Material for this task
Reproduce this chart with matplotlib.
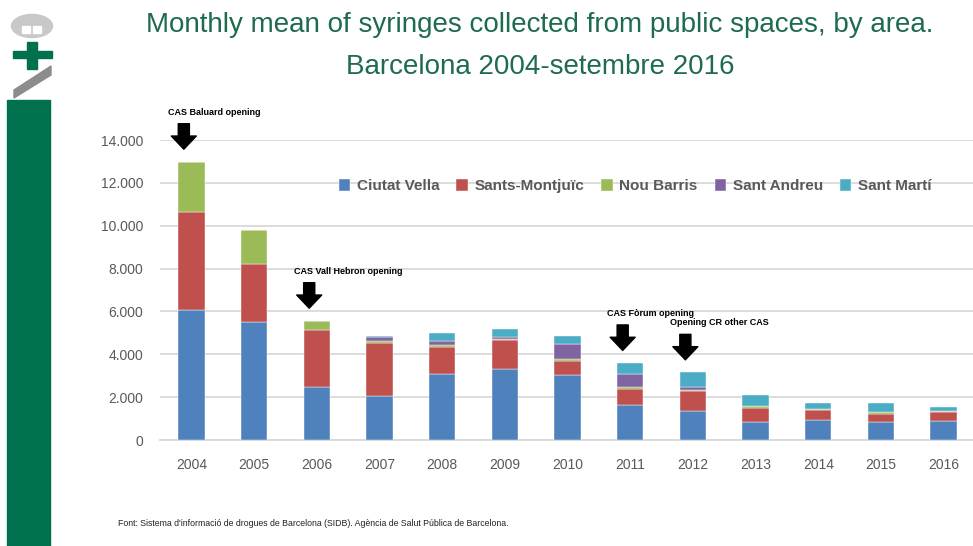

--

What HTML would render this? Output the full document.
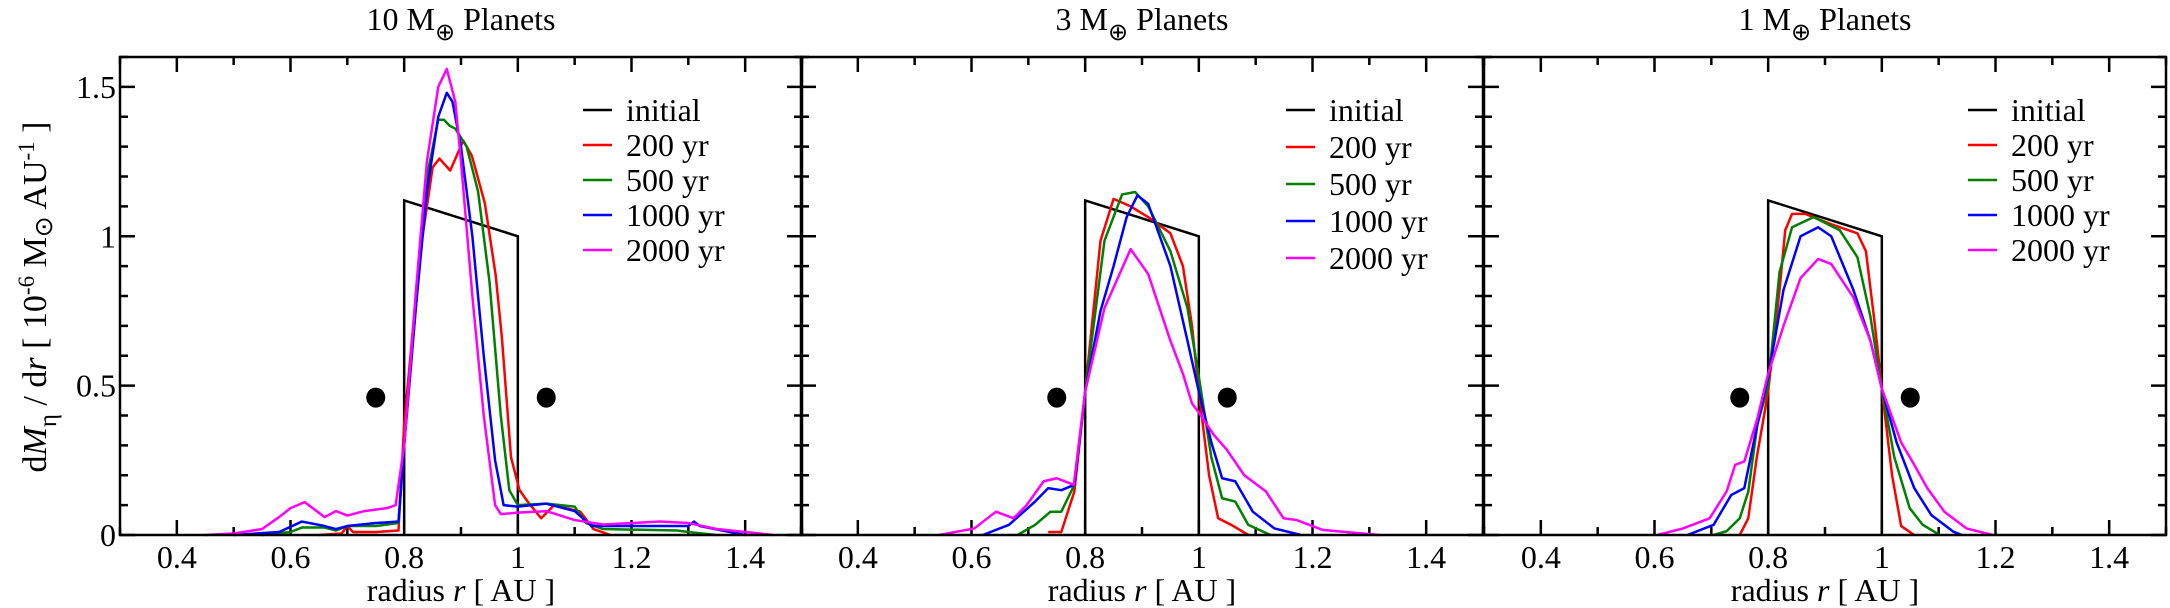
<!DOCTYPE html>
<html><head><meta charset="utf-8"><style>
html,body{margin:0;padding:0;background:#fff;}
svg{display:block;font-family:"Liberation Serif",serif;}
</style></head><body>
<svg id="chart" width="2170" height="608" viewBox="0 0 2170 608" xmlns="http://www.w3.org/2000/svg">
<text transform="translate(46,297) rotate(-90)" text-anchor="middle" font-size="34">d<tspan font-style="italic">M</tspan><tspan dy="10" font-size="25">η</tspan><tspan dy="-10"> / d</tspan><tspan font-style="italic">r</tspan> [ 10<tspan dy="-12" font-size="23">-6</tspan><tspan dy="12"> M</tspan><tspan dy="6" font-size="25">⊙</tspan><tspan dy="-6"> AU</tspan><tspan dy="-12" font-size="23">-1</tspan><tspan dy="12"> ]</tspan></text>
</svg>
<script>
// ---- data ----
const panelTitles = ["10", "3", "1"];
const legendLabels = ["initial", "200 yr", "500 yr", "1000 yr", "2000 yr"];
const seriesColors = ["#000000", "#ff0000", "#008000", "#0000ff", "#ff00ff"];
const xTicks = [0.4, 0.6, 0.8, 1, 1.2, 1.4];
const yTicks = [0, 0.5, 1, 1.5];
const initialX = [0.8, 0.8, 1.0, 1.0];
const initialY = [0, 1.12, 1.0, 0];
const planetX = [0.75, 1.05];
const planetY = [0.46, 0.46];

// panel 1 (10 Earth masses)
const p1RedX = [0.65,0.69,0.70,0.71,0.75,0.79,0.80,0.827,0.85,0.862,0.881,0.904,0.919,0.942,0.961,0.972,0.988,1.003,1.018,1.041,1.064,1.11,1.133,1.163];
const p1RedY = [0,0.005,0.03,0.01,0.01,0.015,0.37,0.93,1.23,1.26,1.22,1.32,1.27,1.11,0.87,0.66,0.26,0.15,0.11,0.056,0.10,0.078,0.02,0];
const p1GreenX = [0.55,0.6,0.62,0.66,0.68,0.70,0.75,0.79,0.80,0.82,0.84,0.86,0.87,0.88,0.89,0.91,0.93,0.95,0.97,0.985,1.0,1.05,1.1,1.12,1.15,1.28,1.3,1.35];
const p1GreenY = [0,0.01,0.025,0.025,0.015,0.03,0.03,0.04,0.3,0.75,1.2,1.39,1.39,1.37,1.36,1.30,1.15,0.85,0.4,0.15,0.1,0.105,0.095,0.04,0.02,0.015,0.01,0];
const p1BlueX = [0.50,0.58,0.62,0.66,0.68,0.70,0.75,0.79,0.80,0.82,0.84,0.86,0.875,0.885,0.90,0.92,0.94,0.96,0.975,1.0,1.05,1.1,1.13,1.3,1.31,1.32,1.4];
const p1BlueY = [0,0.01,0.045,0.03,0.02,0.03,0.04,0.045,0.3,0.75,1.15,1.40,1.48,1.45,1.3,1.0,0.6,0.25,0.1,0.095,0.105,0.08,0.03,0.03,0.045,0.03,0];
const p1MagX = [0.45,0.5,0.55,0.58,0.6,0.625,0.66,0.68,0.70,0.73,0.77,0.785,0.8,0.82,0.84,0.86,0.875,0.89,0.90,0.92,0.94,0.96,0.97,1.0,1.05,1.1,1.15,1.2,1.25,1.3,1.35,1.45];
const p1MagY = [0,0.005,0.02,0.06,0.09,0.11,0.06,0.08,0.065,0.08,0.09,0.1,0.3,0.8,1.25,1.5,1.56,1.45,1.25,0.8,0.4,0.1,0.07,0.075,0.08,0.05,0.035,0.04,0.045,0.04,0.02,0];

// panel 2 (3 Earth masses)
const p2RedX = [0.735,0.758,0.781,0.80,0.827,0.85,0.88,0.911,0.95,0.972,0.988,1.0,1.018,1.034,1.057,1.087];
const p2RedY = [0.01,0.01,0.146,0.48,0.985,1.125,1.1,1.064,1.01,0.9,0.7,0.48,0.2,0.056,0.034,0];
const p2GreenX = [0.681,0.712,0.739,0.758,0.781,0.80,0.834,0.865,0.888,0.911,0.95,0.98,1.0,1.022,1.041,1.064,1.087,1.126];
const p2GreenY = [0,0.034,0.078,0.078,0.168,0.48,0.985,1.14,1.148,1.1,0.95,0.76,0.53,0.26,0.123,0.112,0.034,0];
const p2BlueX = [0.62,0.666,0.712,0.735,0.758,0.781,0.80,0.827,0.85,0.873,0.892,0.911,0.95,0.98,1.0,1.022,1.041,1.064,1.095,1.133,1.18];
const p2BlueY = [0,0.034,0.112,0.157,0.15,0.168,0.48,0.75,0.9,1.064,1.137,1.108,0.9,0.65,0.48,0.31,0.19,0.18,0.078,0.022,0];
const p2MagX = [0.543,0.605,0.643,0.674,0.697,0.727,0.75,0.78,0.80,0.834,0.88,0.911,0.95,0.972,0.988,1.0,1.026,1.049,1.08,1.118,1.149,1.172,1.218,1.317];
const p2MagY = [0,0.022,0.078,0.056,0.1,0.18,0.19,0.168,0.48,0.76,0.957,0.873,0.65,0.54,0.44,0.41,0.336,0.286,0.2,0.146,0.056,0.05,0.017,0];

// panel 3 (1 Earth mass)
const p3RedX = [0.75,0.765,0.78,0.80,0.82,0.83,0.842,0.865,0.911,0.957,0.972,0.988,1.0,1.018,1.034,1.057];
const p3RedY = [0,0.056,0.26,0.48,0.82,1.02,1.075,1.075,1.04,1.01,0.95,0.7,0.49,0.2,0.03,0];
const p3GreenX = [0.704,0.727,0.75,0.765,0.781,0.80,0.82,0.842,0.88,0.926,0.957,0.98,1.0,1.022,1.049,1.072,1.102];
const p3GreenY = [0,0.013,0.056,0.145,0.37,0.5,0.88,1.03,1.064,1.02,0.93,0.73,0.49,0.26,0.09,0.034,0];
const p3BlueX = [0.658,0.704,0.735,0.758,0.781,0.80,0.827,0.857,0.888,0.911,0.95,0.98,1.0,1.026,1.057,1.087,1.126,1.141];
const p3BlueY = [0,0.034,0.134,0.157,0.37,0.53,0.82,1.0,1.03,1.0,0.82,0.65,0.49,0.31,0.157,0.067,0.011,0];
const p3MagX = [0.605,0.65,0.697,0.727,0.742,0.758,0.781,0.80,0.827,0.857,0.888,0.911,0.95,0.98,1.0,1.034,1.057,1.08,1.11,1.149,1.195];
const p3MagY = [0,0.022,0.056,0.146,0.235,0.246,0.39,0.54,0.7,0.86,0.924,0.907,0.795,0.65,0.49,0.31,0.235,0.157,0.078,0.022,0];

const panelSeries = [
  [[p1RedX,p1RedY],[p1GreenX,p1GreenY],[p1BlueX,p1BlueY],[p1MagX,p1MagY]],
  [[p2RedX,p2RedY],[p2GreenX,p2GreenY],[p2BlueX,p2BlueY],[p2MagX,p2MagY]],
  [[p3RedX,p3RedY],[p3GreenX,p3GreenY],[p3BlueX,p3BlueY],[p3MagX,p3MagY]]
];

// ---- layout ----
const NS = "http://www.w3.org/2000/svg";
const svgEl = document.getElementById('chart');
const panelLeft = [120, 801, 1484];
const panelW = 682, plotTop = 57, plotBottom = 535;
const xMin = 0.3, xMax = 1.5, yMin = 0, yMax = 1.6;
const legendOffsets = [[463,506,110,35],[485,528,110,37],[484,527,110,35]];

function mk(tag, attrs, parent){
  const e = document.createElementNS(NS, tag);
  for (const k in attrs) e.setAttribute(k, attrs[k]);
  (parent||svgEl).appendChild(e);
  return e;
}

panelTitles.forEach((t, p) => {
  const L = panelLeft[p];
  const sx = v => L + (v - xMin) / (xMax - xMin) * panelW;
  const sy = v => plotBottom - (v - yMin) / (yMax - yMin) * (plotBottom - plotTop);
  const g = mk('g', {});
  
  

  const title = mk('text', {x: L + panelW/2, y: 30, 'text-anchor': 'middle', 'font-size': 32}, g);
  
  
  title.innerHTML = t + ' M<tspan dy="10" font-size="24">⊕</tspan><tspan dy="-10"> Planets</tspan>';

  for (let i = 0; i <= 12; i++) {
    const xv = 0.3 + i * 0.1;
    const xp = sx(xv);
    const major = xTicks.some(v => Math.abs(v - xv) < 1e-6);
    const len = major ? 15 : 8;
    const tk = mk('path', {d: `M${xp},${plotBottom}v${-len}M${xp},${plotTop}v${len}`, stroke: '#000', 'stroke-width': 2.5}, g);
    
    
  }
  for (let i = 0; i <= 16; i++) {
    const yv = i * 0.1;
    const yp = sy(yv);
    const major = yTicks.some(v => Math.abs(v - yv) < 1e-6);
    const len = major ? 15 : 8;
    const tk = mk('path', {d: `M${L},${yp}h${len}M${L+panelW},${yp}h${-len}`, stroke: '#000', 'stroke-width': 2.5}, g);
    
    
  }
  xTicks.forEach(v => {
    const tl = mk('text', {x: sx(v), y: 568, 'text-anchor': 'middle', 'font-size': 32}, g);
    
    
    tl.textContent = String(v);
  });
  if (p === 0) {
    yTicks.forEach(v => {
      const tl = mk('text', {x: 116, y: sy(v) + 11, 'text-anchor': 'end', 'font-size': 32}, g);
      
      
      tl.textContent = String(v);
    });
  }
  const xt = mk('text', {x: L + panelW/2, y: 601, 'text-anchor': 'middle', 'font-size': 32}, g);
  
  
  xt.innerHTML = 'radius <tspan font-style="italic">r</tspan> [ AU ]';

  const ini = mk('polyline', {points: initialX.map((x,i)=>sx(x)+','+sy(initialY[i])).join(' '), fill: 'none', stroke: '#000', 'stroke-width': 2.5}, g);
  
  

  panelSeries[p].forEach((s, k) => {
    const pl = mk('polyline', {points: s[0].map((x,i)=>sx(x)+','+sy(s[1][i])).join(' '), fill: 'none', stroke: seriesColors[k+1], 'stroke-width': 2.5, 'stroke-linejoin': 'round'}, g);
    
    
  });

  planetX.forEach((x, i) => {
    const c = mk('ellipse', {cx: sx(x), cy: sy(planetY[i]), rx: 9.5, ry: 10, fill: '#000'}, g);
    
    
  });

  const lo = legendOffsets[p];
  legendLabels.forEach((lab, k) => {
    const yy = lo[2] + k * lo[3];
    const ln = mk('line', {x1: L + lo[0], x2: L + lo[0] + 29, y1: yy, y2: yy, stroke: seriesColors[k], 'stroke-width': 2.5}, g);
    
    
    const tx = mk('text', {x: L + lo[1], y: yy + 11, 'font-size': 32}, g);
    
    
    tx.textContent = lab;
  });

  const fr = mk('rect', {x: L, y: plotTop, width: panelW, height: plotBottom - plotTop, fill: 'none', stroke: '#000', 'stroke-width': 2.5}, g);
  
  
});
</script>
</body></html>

Work to complete
Copy out every line of the listing that includes the string "chart".

Response for this exercise
Reproduce this chart with matplotlib.
<svg id="chart" width="2170" height="608" viewBox="0 0 2170 608" xmlns="http://www.w3.org/2000/svg">
const svgEl = document.getElementById('chart');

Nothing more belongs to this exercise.